In a lengthy statement released earlier this week, Mr Tshisekedi denounced the deal as a “provocation of very, very bad taste”, and claimed Rwanda “doesn’t even have a gram of these so-called ‘critical’ minerals in its subsoil”.

He added: “So when we sign a MoU with this country, it means that we are going to encourage looting or fraud, because there are clever little people who have fun – as we see with gold – taking our materials across the border, going to Rwanda and selling them there.

“Rwanda doesn’t even process them. So it exports them and gets dividends from that, on the blood of our compatriots. And that’s unacceptable.”

The EU has stood firm behind its deal, stating it would prove useful while condemning the actions of armed groups on the DRC’s eastern flank who may be involved in the illicit exportation of its raw materials.

Peter Stano, the spokesman for Josep Borrell, the head of European diplomacy, said the bloc “does not take sides”.

He said the EU has “repeatedly stressed the obligation of all states in the region to cease all direct or indirect support” for armed groups in the DRC.

Analysts have said Rwanda is a “significant source” of minerals vital for sustainable energy development, including the “3TG’s”.

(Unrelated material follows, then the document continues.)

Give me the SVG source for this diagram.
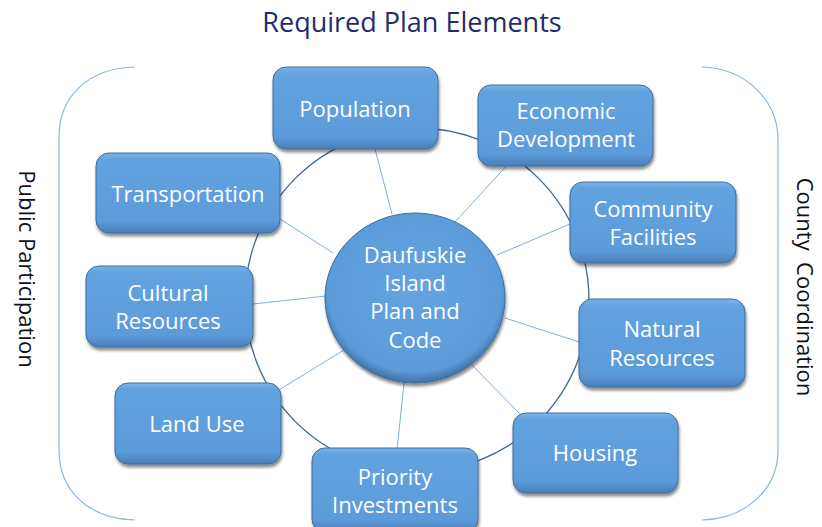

Market intelligence firm Project Blue reported that the country is “either directly or indirectly” a source of tin, tantalum, tungsten, and gold.

The firm added that it could become a source of lithium – the core component for lithium-ion batteries that power electric vehicles – and other rare earth elements.

But Rwanda is relatively poorly equipped to refine those materials, with only one gold refinery and a not-yet-operational tantalum refinery.